In 2026, one topic is quietly shaping conversations across Ottawa’s core:
Workforce Adjustment (WFA).
With the federal government implementing staffing changes and departmental restructuring, many residents are asking:
Is downtown Ottawa changing because of WFA?
What does it mean for real estate?
Are businesses being affected?
Is the core weakening — or evolving?
Here’s a balanced, local perspective on what’s actually happening.
What Is Workforce Adjustment (WFA)?
Workforce Adjustment (WFA) refers to staffing reductions, reorganizations, and role eliminations within the federal public service.
In a city like Ottawa — where government employment plays a major economic role — even modest changes can have ripple effects.
Unlike private-sector layoffs that happen abruptly, WFA tends to be:
Structured
Phased
Policy-driven
Long-term in planning
But that doesn’t mean it’s invisible.
Why Downtown Ottawa Is Sensitive to WFA
Downtown Ottawa — especially areas like:
Centretown
ByWard Market
Golden Triangle
— has historically depended on federal office workers.
When office density drops, the effects can include:
Reduced weekday foot traffic
Lower lunch-hour business activity
Increased office vacancy
Softer demand for small commercial space
WFA amplifies a shift that was already underway due to hybrid work.

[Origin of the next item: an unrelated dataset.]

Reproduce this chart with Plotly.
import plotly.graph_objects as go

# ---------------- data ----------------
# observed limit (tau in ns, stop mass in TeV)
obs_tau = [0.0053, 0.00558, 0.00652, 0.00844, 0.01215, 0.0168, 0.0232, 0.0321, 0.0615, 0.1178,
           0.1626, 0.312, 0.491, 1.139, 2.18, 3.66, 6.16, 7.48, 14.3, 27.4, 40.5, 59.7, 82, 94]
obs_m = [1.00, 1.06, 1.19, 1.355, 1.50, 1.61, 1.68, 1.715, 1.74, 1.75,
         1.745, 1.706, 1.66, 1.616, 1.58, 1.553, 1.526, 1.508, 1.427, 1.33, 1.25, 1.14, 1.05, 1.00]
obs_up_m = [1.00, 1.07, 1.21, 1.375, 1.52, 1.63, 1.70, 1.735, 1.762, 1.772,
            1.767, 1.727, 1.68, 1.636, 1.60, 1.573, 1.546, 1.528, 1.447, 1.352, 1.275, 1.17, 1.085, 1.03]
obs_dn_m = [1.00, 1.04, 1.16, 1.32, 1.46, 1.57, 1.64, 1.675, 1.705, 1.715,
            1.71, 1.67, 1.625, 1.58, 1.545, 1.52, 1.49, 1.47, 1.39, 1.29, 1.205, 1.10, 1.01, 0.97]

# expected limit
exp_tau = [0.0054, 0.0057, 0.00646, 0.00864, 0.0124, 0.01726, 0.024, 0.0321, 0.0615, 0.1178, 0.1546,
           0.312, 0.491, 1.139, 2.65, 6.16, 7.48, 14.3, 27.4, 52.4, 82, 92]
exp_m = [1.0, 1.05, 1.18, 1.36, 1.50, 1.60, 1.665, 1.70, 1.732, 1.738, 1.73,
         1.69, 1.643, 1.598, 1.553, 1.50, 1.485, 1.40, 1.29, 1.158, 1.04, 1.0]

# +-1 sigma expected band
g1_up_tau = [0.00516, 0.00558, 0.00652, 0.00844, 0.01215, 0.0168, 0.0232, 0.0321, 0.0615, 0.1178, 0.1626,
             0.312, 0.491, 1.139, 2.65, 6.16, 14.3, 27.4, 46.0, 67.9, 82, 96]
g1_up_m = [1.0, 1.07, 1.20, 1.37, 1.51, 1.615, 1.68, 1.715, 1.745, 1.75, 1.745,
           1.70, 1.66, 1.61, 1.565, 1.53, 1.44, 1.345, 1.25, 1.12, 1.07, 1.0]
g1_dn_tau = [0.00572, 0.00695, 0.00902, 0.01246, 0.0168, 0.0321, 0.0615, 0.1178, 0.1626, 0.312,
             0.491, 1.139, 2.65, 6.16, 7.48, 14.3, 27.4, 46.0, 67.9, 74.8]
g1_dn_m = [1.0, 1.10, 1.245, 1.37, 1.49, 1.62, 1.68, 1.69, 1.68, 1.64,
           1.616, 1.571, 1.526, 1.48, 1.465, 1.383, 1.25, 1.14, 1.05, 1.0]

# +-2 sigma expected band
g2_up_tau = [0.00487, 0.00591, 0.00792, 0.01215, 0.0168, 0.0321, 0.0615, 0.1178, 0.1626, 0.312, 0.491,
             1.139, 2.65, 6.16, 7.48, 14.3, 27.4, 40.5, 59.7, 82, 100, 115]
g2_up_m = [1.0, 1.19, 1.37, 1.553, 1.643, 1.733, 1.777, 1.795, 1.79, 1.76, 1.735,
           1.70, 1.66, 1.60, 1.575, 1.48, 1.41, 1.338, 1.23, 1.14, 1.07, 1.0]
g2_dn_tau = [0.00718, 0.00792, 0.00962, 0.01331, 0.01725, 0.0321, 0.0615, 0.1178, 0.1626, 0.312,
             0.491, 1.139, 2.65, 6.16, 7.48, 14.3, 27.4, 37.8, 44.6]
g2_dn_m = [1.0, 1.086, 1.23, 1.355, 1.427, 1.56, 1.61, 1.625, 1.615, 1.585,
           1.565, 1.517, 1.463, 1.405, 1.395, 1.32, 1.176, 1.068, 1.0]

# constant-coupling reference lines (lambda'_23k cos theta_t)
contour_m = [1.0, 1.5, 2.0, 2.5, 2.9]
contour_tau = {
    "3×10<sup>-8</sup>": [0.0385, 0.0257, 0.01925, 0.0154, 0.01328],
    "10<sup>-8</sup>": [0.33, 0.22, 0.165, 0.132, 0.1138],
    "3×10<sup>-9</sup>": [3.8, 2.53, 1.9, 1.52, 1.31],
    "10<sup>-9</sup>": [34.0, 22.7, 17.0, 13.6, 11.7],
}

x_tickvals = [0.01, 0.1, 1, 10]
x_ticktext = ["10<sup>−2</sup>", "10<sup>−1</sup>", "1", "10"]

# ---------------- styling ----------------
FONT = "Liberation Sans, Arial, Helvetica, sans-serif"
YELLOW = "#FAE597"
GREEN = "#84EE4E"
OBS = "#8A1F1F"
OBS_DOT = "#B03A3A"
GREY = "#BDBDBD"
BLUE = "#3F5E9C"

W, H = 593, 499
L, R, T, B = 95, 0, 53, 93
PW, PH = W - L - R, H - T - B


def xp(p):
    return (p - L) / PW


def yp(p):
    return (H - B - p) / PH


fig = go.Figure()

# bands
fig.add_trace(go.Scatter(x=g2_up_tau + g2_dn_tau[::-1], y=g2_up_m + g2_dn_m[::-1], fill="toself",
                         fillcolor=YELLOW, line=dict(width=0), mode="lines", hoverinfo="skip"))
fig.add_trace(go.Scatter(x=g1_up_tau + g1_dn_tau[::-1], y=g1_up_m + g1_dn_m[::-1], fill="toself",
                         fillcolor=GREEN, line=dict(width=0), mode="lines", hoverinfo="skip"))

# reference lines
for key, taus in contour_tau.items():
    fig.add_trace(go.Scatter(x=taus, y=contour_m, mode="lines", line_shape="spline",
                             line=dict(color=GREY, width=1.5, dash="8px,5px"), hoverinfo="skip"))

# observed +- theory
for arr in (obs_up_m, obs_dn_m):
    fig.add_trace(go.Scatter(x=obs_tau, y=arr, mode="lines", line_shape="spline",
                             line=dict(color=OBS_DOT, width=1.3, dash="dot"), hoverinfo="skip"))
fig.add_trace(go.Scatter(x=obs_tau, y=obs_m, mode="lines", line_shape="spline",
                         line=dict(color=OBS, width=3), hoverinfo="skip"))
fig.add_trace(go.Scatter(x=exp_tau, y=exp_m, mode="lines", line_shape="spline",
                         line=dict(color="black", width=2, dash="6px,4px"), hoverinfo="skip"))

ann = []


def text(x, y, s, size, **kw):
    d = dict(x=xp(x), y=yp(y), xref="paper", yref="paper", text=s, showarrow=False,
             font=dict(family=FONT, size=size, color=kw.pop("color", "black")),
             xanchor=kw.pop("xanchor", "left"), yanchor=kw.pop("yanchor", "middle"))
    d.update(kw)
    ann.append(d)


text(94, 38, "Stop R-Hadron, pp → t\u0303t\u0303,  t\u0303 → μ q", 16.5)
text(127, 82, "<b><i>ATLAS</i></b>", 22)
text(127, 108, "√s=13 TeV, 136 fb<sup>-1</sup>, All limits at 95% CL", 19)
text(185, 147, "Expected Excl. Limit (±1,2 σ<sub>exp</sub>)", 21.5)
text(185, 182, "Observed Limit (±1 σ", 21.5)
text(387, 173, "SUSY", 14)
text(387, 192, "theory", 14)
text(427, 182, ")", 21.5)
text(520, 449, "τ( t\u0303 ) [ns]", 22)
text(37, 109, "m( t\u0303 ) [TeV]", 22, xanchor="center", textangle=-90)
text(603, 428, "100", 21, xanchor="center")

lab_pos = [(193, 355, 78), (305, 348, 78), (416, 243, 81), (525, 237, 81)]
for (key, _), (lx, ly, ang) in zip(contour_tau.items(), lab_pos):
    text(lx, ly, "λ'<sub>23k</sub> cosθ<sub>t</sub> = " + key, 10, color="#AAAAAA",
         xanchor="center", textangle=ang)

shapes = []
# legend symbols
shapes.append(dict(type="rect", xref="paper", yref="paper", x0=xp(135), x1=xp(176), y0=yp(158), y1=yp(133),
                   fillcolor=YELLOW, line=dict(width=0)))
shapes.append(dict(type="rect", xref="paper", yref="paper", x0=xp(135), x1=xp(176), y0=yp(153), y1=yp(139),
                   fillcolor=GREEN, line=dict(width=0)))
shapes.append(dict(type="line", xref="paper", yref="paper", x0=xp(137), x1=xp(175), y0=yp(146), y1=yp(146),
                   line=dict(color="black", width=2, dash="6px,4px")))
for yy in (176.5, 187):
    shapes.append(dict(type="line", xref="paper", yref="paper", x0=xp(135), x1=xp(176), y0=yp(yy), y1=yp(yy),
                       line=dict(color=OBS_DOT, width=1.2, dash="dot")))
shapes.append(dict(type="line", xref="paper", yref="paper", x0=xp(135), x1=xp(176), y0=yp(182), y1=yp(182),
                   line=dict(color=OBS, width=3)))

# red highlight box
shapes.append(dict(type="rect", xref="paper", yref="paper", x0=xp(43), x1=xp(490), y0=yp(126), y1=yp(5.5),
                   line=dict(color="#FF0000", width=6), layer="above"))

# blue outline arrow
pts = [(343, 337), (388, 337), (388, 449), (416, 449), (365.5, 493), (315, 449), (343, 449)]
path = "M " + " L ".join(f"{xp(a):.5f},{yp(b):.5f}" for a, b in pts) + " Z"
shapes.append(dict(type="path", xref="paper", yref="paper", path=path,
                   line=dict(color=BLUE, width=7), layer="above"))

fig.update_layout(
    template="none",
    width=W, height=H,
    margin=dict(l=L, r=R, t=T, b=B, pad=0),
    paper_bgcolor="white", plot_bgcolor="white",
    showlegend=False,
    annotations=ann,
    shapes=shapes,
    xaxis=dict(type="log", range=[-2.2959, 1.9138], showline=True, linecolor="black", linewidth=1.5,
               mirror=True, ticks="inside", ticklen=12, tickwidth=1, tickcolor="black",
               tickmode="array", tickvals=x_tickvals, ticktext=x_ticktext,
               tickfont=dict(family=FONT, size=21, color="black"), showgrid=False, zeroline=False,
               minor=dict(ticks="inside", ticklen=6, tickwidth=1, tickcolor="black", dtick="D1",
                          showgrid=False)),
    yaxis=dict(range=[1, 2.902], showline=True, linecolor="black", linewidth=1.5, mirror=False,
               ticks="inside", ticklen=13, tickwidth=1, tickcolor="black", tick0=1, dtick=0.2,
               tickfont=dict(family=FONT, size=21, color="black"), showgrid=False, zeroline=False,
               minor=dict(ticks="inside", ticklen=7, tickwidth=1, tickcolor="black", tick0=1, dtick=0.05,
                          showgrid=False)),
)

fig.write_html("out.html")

Office Vacancy: A Visible Change
Even before workforce adjustments, hybrid policies reduced daily downtown traffic.
WFA adds another layer of uncertainty.
What we’re seeing in 2026:
Some federal buildings underutilized
Slower leasing activity
Increased discussion about office-to-residential conversions
The downtown skyline hasn’t changed dramatically — but the way buildings are used is evolving.
Real Estate: Impact on Condos & Rentals
Here’s where nuance matters.
Condos
No dramatic collapse
Steady but cautious buyer demand
More negotiation room than peak years
Rental market
Still supported by students and newcomers
Slight softening in premium downtown rents
Stable overall demand due to population growth
Ottawa’s housing market remains more stable than cities like Toronto because it has historically grown at a measured pace.
WFA may slow appreciation — but it hasn’t triggered panic selling.
Local Businesses: Adjusting, Not Disappearing
Restaurants and retailers downtown feel changes faster than residential markets.
What’s happening:
Businesses pivoting toward evening and weekend customers
More focus on residents instead of office workers
New smaller-format shops replacing corporate lunch spots
Downtown feels less corporate and more neighborhood-oriented.
That shift could be a long-term positive — even if short-term adjustment is uncomfortable.
A Shift Toward Residential Living
Ironically, WFA may accelerate a transformation that urban planners have long discussed:
Turning downtown into a true residential core — not just a government district.
We’re seeing:
Increased interest in condo conversions
More emphasis on mixed-use developments
Investment in transit and streetscaping
Projects around LeBreton Flats signal long-term confidence in central growth.
The core may end up more balanced — less dependent on 9-to-5 office workers.
Is Downtown “Declining”?
It depends on how you define decline.
If you measure:
Weekday office density → yes, it’s lower.
Government building utilization → reduced.
Lunch-hour rush → quieter.
But if you measure:
Residential demand → stable.
Infrastructure investment → ongoing.
Long-term city planning → forward-looking.
Then the picture is less alarming.
Ottawa has always been steady rather than volatile. That personality is showing again.
What Could Happen Next?
The trajectory depends on:
Federal hiring policies
Return-to-office requirements
Immigration and population growth
Interest rate movements
Private-sector expansion in tech and innovation
If federal reductions deepen significantly, downtown could face further commercial softness.
If WFA stabilizes and hybrid norms become predictable, the core may gradually recalibrate rather than contract.
The Bigger Picture
Downtown Ottawa is not collapsing.
It’s transitioning.
Workforce Adjustment (WFA) is contributing to a broader evolution that began with remote work and shifting urban preferences.
The long-term question isn’t whether downtown returns to 2019 levels of office density.
It’s whether it becomes something more diversified and residential.
Final Thoughts
Is the downtown Ottawa landscape changing due to Workforce Adjustment?
Yes — but not dramatically overnight.
WFA is:
Reducing office intensity
Influencing commercial activity
Slowing some real estate momentum
But it’s also pushing downtown toward a more balanced, resident-focused identity.
Ottawa rarely moves in extremes.
In 2026, what we’re seeing isn’t a collapse — it’s a recalibration.
And whether that becomes a setback or an opportunity depends on how the city adapts next.